The cable summarized a meeting with UN envoy to Lebanon Michael Williams at the US Embassy in Beirut during which he briefed American officials on talks he had held recently in Israel.

Williams said that in his talks with Ashkenazi and other Israeli officials he heard “repeated worries” about the possibility that Hizbullah would obtain anti-aircraft missiles or act on its threat to retaliate for the assassination of Mughniyeh. Williams expressed concern that if another rocket was fired at Israel from Lebanon – whether by Palestinian terrorists or Hizbullah – Israel would respond in force and “everything we’ve worked for could go away in as little as 12 hours.”
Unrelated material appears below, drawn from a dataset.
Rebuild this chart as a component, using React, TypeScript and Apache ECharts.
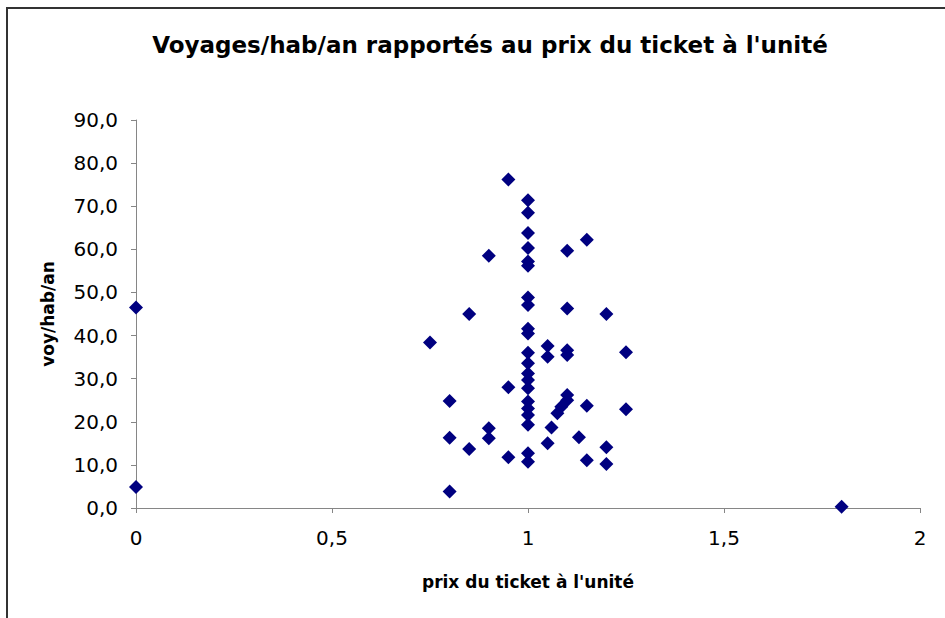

In a cable from half a year earlier in June 2009, a top Israeli official told Fred Hof, special adviser for regional affairs in the office of US special envoy Mitchell, that Israel had already thwarted two attacks by Hizbullah designed to avenge Mughniyeh’s death and had obtained “sensitive intelligence” that the Shi’ite group had completed operational planning for a third attack outside Israel.

According to Nimrod Barkan, director of the Foreign Ministry’s Political Research Division at the time, Hizbullah chief Hassan Nasrallah had not yet decided whether to order the attack carried out, despite Iranian pressure to do so.

Maj.-Gen. (res.) Amos Gilad, head of the Defense Ministry’s Diplomatic-Security Bureau, told Hof that the Israeli defense establishment assessed that Syria might be serious about detaching itself from Iran and withdrawing support for Hizbullah in exchange for reconciliation with the West, especially the US, as well as the return of the Golan Heights, Gilad said, because Iran was a marriage of convenience for Syria. “He believes Syria would much rather be close to their fellow Arabs and the rest of the international community, if given the chance,” the cable read.

Gilad warned, however, that even if it wanted to, Syria would find difficulty in extricating itself from its alliance with Iran and Hizbullah. “Hizbullah is now an integral part of Syria’s defense concept, and is a more effective fighting force than the Syrian army,” Gilad was quoted as saying in the meeting.